The Trillion Dollar Equation

A single pricing framework for options—built from physics-style randomness and later refined with real-world “drift”—helped spawn entire derivatives markets worth hundreds of trillions of dollars, reshaping how modern finance measures and manages risk. The core insight traces back to Louis Bachelier’s attempt to put mathematics around stock-option pricing when traders were still essentially bargaining over prices. By treating stock movements as a random walk, Bachelier connected finance to the same probability machinery used in heat diffusion, then used that probability distribution to compute an option’s fair value.

That probabilistic approach mattered because options are payoff machines with asymmetric outcomes: a call option can cap losses to the premium while offering leverage if the underlying rises, and a put option does the same for downside protection. Bachelier’s method aimed to make the expected return for buyers and sellers match—if an option is priced too high, fewer buyers show up; if it’s too low, everyone wants in. In other words, “fair price” becomes the price that equalizes expected gains under the model’s assumptions.

The story then shifts from pricing to hedging—how to neutralize risk using trading itself. Ed Thorpe (known for blackjack card counting) applied mathematical thinking to finance by developing dynamic hedging: adjust a stock position as the option’s sensitivity to the underlying (its “delta”) changes. This idea of continuously rebalancing a hedge portfolio becomes the bridge to the breakthrough formula that made options pricing operational.

In 1973, Fischer Black and Myron Scholes published an option-pricing equation, with Robert Merton independently credited for related work. Their model improved on Bachelier by adding drift—an expected trend in stock prices rather than pure randomness—and used stochastic calculus to derive a partial differential equation. Solving it yields an explicit formula that turns inputs like volatility and time to expiry into a concrete option price. That explicitness is what accelerated adoption: within a couple of years, the Black-Scholes benchmark became standard on Wall Street, and exchange-traded options volume surged. The Chicago Board Options Exchange was founded the same year, and derivatives markets expanded rapidly, including credit default swaps, over-the-counter derivatives, and securitized debt.

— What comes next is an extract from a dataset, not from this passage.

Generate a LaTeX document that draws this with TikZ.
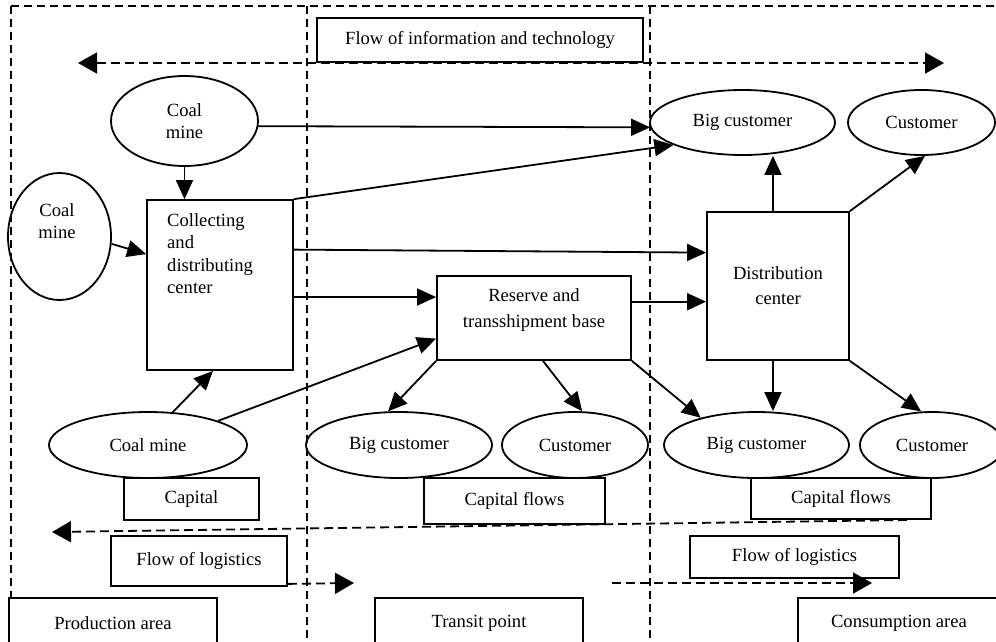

The transcript also emphasizes that derivatives are not just tools for hedge funds. Airlines can hedge fuel-price risk by buying options tied to oil prices, and large companies and governments use options to manage specific exposures. Yet the same leverage and interconnectedness can amplify stress. During normal times, derivatives can add liquidity and stability; in abnormal times, many positions move together—often downward—creating conditions for sharper market dislocations.

Finally, the narrative returns to the “casino” theme: once pricing formulas are widely known, beating markets requires new pattern-finding. Jim Simons built Renaissance Technologies and the Medallion Investment Fund using machine learning and massive datasets, producing extraordinary returns for decades. The transcript closes by arguing that physicists and mathematicians didn’t just make money—they provided the models that define risk, price derivatives, and influence market structure. If all patterns were ever fully discovered, those patterns could be arbitraged away, leaving a truly efficient market where price changes are indistinguishable from randomness.